*Given records:*

++++++++++

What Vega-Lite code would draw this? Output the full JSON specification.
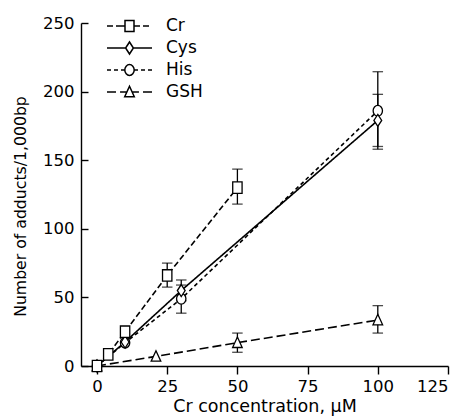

++++++++++

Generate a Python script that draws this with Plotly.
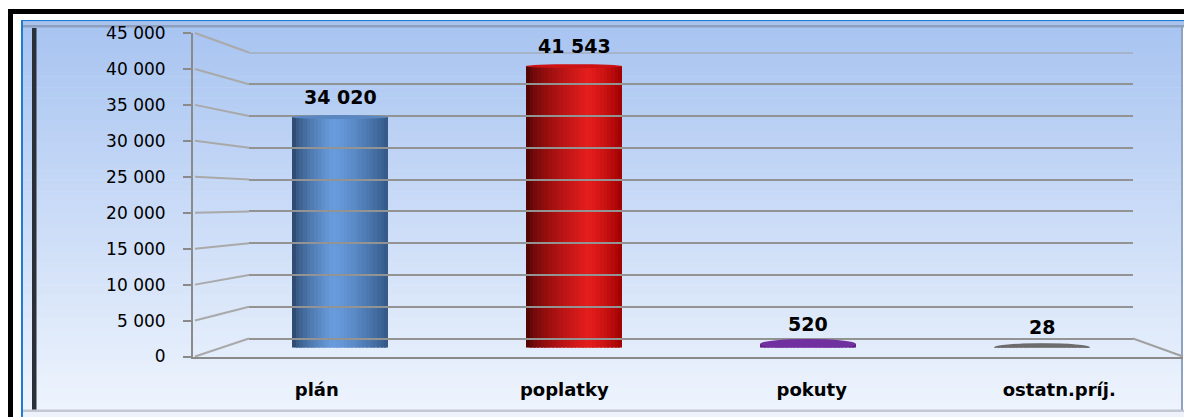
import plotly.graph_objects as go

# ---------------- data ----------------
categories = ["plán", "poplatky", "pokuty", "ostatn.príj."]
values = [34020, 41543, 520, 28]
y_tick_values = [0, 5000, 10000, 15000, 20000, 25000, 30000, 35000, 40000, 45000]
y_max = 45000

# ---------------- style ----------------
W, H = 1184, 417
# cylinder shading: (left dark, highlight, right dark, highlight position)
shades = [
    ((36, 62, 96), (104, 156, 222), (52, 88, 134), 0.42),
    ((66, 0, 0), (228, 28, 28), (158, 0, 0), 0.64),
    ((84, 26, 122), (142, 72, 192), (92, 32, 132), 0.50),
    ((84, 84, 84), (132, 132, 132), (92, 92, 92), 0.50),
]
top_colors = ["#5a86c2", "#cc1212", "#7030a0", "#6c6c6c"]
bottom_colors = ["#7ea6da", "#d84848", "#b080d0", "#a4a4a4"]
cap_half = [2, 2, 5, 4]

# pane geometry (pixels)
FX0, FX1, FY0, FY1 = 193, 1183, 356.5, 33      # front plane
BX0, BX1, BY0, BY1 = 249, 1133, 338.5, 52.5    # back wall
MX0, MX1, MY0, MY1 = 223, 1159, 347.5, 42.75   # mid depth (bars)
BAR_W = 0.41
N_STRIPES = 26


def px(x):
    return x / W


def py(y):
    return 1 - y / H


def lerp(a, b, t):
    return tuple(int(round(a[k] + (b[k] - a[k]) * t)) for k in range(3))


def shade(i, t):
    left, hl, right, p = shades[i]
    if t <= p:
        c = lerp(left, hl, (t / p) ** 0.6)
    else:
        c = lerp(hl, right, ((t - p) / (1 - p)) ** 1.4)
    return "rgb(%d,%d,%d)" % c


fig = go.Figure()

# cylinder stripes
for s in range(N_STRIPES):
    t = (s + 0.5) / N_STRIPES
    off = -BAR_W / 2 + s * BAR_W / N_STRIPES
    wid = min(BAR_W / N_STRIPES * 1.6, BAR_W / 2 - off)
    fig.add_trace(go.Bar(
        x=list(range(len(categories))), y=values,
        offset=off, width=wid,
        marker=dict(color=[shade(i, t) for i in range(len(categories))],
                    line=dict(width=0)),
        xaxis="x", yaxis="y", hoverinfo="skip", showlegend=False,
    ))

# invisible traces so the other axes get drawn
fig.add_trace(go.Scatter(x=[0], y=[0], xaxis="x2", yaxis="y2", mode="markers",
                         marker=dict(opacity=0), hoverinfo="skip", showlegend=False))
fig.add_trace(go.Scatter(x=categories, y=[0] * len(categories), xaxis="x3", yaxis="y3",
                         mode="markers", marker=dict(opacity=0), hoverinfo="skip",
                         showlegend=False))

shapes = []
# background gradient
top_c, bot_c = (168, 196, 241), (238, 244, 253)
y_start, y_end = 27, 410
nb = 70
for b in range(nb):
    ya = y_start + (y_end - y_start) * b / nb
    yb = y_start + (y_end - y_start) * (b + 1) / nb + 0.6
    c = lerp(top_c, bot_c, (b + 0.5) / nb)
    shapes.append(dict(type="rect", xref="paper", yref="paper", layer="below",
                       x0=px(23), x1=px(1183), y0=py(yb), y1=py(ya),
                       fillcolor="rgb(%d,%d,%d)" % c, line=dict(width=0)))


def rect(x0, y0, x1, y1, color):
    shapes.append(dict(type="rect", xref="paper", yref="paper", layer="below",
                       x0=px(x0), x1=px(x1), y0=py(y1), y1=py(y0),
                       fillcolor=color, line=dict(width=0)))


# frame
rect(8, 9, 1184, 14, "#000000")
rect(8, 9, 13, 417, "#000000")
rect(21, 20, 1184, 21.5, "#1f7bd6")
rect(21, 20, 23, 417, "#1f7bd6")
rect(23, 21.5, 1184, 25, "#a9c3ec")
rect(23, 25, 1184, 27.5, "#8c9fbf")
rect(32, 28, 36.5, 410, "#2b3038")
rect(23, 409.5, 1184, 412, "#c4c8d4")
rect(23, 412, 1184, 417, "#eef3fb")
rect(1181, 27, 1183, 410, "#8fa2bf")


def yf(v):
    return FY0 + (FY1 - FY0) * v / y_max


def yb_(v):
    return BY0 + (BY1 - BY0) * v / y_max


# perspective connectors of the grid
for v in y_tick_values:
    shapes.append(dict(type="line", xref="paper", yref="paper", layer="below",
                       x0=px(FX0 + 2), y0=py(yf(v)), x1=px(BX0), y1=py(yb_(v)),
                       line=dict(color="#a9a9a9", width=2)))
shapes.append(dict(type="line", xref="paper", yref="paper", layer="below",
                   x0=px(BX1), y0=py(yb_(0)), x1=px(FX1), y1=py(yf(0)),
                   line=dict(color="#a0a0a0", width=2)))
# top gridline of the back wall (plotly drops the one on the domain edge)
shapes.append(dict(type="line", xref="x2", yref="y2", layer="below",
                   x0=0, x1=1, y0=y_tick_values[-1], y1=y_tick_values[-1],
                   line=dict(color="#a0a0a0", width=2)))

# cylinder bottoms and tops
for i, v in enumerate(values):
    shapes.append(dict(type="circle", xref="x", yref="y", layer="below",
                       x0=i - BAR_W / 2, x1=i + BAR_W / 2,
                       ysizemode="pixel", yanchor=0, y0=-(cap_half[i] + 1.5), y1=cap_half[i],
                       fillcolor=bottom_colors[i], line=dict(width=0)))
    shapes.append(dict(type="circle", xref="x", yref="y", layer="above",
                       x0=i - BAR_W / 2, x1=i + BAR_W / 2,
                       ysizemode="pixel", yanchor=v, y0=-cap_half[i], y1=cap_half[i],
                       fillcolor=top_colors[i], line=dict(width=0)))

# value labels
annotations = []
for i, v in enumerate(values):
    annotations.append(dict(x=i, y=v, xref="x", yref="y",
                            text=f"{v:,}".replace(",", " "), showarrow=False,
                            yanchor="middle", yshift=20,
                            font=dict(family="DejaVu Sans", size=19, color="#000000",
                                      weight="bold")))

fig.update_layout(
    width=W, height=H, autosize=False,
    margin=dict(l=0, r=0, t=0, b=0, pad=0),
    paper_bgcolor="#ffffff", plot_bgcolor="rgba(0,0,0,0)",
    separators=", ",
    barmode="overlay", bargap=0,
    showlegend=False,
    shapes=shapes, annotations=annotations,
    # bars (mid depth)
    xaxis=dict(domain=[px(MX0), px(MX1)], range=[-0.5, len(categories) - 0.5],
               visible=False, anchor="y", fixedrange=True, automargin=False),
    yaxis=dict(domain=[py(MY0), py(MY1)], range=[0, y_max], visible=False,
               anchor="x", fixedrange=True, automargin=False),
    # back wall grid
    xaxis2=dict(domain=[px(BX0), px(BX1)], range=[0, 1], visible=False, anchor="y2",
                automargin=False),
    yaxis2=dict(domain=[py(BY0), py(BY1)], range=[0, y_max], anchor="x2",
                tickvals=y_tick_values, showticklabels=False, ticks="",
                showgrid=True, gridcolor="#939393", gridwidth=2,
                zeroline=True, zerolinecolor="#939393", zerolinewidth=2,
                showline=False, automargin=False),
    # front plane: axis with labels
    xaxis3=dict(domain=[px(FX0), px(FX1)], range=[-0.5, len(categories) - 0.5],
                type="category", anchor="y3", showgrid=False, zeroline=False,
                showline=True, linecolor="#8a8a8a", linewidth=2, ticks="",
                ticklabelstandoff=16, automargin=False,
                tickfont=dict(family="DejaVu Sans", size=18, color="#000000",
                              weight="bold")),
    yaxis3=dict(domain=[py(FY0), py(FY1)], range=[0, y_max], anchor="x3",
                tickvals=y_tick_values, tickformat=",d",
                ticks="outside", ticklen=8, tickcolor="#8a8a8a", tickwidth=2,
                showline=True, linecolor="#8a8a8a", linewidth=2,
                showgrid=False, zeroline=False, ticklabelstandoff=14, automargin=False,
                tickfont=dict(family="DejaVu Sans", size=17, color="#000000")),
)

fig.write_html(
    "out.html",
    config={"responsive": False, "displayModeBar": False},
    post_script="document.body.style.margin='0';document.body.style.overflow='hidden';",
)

++++++++++

What's needed is an exact copy of the lines above from the one with "Generate a Python" through the one with "y_max = 45000", both included; the pictures stay out.

Generate a Python script that draws this with Plotly.
import plotly.graph_objects as go

# ---------------- data ----------------
categories = ["plán", "poplatky", "pokuty", "ostatn.príj."]
values = [34020, 41543, 520, 28]
y_tick_values = [0, 5000, 10000, 15000, 20000, 25000, 30000, 35000, 40000, 45000]
y_max = 45000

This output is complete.